The circumstances of this hasty courtship and marriage were rather curious. They excited a great deal of comment and some good-natured jesting at the time. The New York Gazette referred to it as a marriage “in the patriarchal mode” and wittily advised the pupils to follow the teacher in this as in all other matters.[11]
A young student of the College described the whole affair for the benefit of his parents in language that deserves quotation. “In the latter end of May,” he wrote, “he [Burr] took a journey into N England, and during his absence he made a visit of but three days to the Rev. Mr. Edward’s daughter, at Stockbridge, in which short time, tho’ he had no acquaintance with nor, indeed, even seen the lady these six years, I suppose he accomplished his whole design; for it was not above a fortnight after his return here before he sent a young fellow ... into N Engld. to conduct her and her mother down here.
“They came to town on Saturday evening, the 27th ulto., and on the Monday evening followg. the nuptial ceremonies were celebrated.... I think her a person of great beauty, tho’ I must say that, in my opinion, she is rather too young (being 21 years of age) for the President.”[12]
Yet this same observant young critic was obliged to confess shortly after that “I can’t omit acquainting you that our President enjoys all the happiness the married state can afford.... From the little acquaintance I have with his lady, I think her a woman of very good sense, of a genteel and virtuous education, amiable in her person, of great affability and agreeableness in conversation, and a very excellent Oeconomist.”[13]

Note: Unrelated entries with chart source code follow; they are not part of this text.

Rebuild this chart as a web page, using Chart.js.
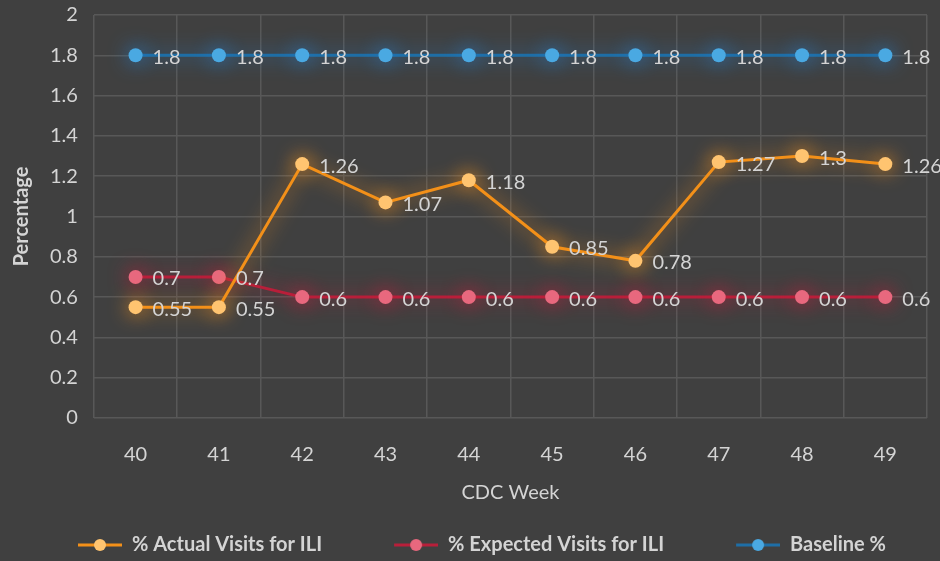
<!DOCTYPE html>
<html>
<head>
<meta charset="utf-8">
<script src="https://cdn.jsdelivr.net/npm/chart.js@4/dist/chart.umd.min.js"></script>
<style>
  html, body { margin: 0; padding: 0; background: #404040; }
  #wrap { width: 940px; height: 561px; }
</style>
</head>
<body>
<div id="wrap"><canvas id="lineChart"></canvas></div>
<script>
const weeks = ['40', '41', '42', '43', '44', '45', '46', '47', '48', '49'];
const actualVisits = [0.55, 0.55, 1.26, 1.07, 1.18, 0.85, 0.78, 1.27, 1.3, 1.26];
const expectedVisits = [0.7, 0.7, 0.6, 0.6, 0.6, 0.6, 0.6, 0.6, 0.6, 0.6];
const baseline = [1.8, 1.8, 1.8, 1.8, 1.8, 1.8, 1.8, 1.8, 1.8, 1.8];

const FONT = "Lato, 'Noto Sans', sans-serif";
const TEXT = '#d4d4d4';
const LEGEND_GAP = 72;

// line+dot icon for the legend, blank space on the left acts as gap between items
const legendIcon = (line, dot) => {
    const c = document.createElement('canvas');
    c.width = 44 + LEGEND_GAP; c.height = 16;
    const g = c.getContext('2d');
    g.strokeStyle = line; g.lineWidth = 3;
    g.beginPath(); g.moveTo(LEGEND_GAP, 8); g.lineTo(LEGEND_GAP + 44, 8); g.stroke();
    g.fillStyle = dot;
    g.beginPath(); g.arc(LEGEND_GAP + 22, 8, 6, 0, Math.PI * 2); g.fill();
    return c;
};

// soft glow behind each series
const glow = {
    id: 'glow',
    beforeDatasetDraw(chart, args) {
        const ds = chart.data.datasets[args.index];
        chart.ctx.save();
        chart.ctx.shadowColor = ds.glowColor;
        chart.ctx.shadowBlur = 20;
    },
    afterDatasetDraw(chart) {
        chart.ctx.restore();
    }
};

// nudge the legend a few px lower, closer to the bottom edge
const legendNudge = {
    id: 'legendNudge',
    afterLayout(chart) {
        chart.legend.top += 4;
        chart.legend.bottom += 4;
    }
};

// value labels to the right of each point
const valueLabels = {
    id: 'valueLabels',
    afterDatasetsDraw(chart) {
        const ctx = chart.ctx;
        ctx.save();
        ctx.font = '20px ' + FONT;
        ctx.fillStyle = TEXT;
        ctx.textAlign = 'left';
        ctx.textBaseline = 'middle';
        chart.data.datasets.forEach((ds, i) => {
            chart.getDatasetMeta(i).data.forEach((pt, j) => {
                ctx.fillText(String(ds.data[j]), pt.x + 17, pt.y + 2);
            });
        });
        ctx.restore();
    }
};

const data = {
    labels: weeks,
    datasets: [
        {
            label: '% Actual Visits for ILI',
            data: actualVisits,
            borderColor: '#f39019',
            backgroundColor: '#ffc470',
            pointBackgroundColor: '#ffc470',
            glowColor: 'rgba(255,150,30,1)',
            borderWidth: 3,
            pointRadius: 7,
            pointBorderWidth: 0,
            tension: 0,
            order: 1,
            legendIcon: legendIcon('#f39019', '#ffc470'),
        },
        {
            label: '% Expected Visits for ILI',
            data: expectedVisits,
            borderColor: '#b81f3a',
            backgroundColor: '#e8687e',
            pointBackgroundColor: '#e8687e',
            glowColor: 'rgba(200,30,60,1)',
            borderWidth: 3,
            pointRadius: 7,
            pointBorderWidth: 0,
            tension: 0,
            order: 2,
            legendIcon: legendIcon('#b81f3a', '#e8687e'),
        },
        {
            label: 'Baseline %',
            data: baseline,
            borderColor: '#1e6ea6',
            backgroundColor: '#4aa9e2',
            pointBackgroundColor: '#4aa9e2',
            glowColor: 'rgba(40,130,210,1)',
            borderWidth: 3,
            pointRadius: 7,
            pointBorderWidth: 0,
            tension: 0,
            order: 3,
            legendIcon: legendIcon('#1e6ea6', '#4aa9e2'),
        },
    ],
};

const config = {
    type: 'line',
    data: data,
    plugins: [glow, valueLabels, legendNudge],
    options: {
        responsive: true,
        maintainAspectRatio: false,
        animation: false,
        layout: { padding: { left: 6, right: 13, top: 0, bottom: 0 } },
        scales: {
            x: {
                offset: true,
                grid: { offset: true, color: '#585858', lineWidth: 1.5, drawTicks: false },
                border: { display: false },
                ticks: { color: TEXT, font: { family: FONT, size: 20 }, padding: 25 },
                title: { display: true, text: 'CDC Week', color: TEXT, font: { family: FONT, size: 20 }, padding: { top: 0, bottom: 26 } },
                afterFit: (scale) => { scale.height = 113; },
            },
            y: {
                min: 0,
                max: 2,
                ticks: {
                    stepSize: 0.2,
                    color: TEXT,
                    font: { family: FONT, size: 20 },
                    padding: 16,
                    callback: (v) => String(Math.round(v * 10) / 10),
                },
                grid: { color: '#585858', lineWidth: 1.5, drawTicks: false },
                border: { display: false },
                title: { display: true, text: 'Percentage', color: TEXT, font: { family: FONT, size: 20, weight: 'bold' }, padding: { top: 4, bottom: 0 } },
                afterFit: (scale) => { scale.paddingTop = 15; },
            },
        },
        plugins: {
            legend: {
                position: 'bottom',
                align: 'start',
                labels: {
                    usePointStyle: true,
                    pointStyleWidth: 44 + LEGEND_GAP,
                    color: TEXT,
                    font: { family: FONT, size: 20, weight: 'bold', lineHeight: 1 },
                    padding: 0,
                    generateLabels(chart) {
                        return chart.data.datasets.map((ds, i) => ({
                            text: ds.label,
                            pointStyle: ds.legendIcon,
                            fontColor: TEXT,
                            hidden: false,
                            datasetIndex: i,
                            lineWidth: 0,
                            strokeStyle: 'transparent',
                            fillStyle: 'transparent',
                        }));
                    },
                },
            },
            tooltip: { enabled: false },
        },
    },
};

new Chart(document.getElementById('lineChart'), config);
</script>
</body>
</html>
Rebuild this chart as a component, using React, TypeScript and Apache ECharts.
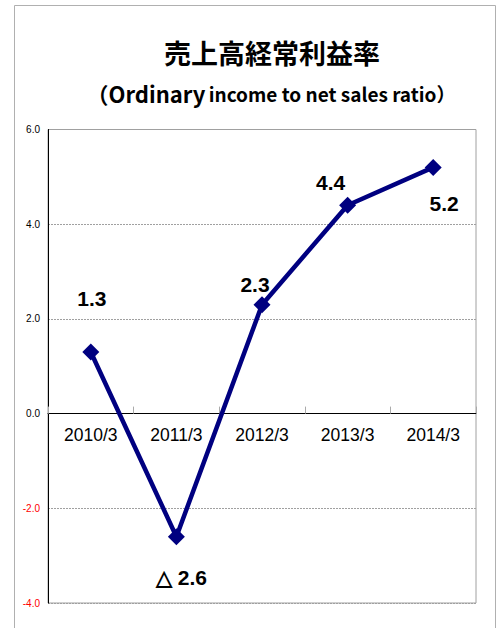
import React, { useEffect, useRef } from "react";
import * as echarts from "echarts";

const categories = ["2010/3", "2011/3", "2012/3", "2013/3", "2014/3"];
const values = [1.3, -2.6, 2.3, 4.4, 5.2];
const labelTexts = ["1.3", "△ 2.6", "2.3", "4.4", "5.2"];
const labelOffsets: [number, number][] = [[1, -54], [5, 41], [-7, -20], [-17, -23], [11, 36]];

export default function App() {
  const ref = useRef<HTMLDivElement>(null);
  useEffect(() => {
    const chart = echarts.init(ref.current!, null, { renderer: "svg" });
    chart.setOption({
      animation: false,
      backgroundColor: "#ffffff",
      graphic: [
        {
          type: "rect",
          shape: { x: 14.5, y: 5.5, width: 481, height: 640 },
          style: { fill: "none", stroke: "#b0b0b0", lineWidth: 1 },
          z: -1,
        },
        {
          type: "text",
          x: 272,
          y: 52,
          style: {
            text: "売上高経常利益率",
            font: 'bold 27px "Noto Sans CJK JP", sans-serif',
            fill: "#000",
            textAlign: "center",
            textVerticalAlign: "middle",
          },
        },
        {
          type: "text",
          x: 271,
          y: 93,
          style: {
            text: "{a|（Ordinary} {b|income to net sales ratio）}",
            textAlign: "center",
            textVerticalAlign: "middle",
            rich: {
              a: { font: 'bold 22px "Noto Sans CJK JP", sans-serif', fill: "#000" },
              b: { font: 'bold 19px "Noto Sans CJK JP", sans-serif', fill: "#000" },
            },
          },
        },
      ],
      grid: {
        left: 48,
        right: 25,
        top: 129.5,
        bottom: 25,
        show: true,
        borderColor: "#a0a0a0",
        borderWidth: 1,
      },
      xAxis: {
        type: "category",
        data: categories,
        axisLine: { onZero: true, lineStyle: { color: "#000", width: 1 } },
        axisTick: { show: true, inside: true, length: 7, lineStyle: { color: "#aaa" } },
        axisLabel: {
          color: "#000",
          fontSize: 17.5,
          fontFamily: "Liberation Sans, Arial, sans-serif",
          margin: -177,
        },
      },
      yAxis: {
        type: "value",
        min: -4,
        max: 6,
        interval: 2,
        axisLine: { show: true, lineStyle: { color: "#000", width: 1 } },
        axisTick: { show: false },
        splitLine: { show: true, lineStyle: { color: "#a0a0a0", type: [2, 1], width: 1 } },
        axisLabel: {
          fontSize: 10,
          fontFamily: "Liberation Sans, Arial, sans-serif",
          margin: 8,
          formatter: (v: number) => v.toFixed(1),
          color: (v: any) => (Number(v) < 0 ? "#ff0000" : "#000"),
        },
      },
      series: [
        {
          type: "line",
          data: values.map((v, i) => ({
            value: v,
            label: {
              show: true,
              position: "inside",
              offset: labelOffsets[i],
              formatter: labelTexts[i],
            },
          })),
          symbol: "diamond",
          symbolSize: 17,
          itemStyle: { color: "#000080" },
          lineStyle: { color: "#000080", width: 4.5 },
          label: {
            show: true,
            color: "#000",
            fontSize: 21,
            fontWeight: "bold",
            fontFamily: "Liberation Sans, Arial, sans-serif",
          },
          z: 5,
        },
      ],
    });
    return () => chart.dispose();
  }, []);
  return (
    <div
      ref={ref}
      style={{ position: "absolute", left: 0, top: 0, width: 501, height: 628 }}
    />
  );
}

He was not mistaken in his judgment. For the remainder of their lamentably short lives they were to be happy and utterly content with each other, despite the disparity of their years.
With the appearance of Esther Edwards the lines of greatness converged. To the sturdy heredity of the Burrs was added now the taint of genius that the Edwards possessed, not to mention the alleged ducal nobility of the Pierponts.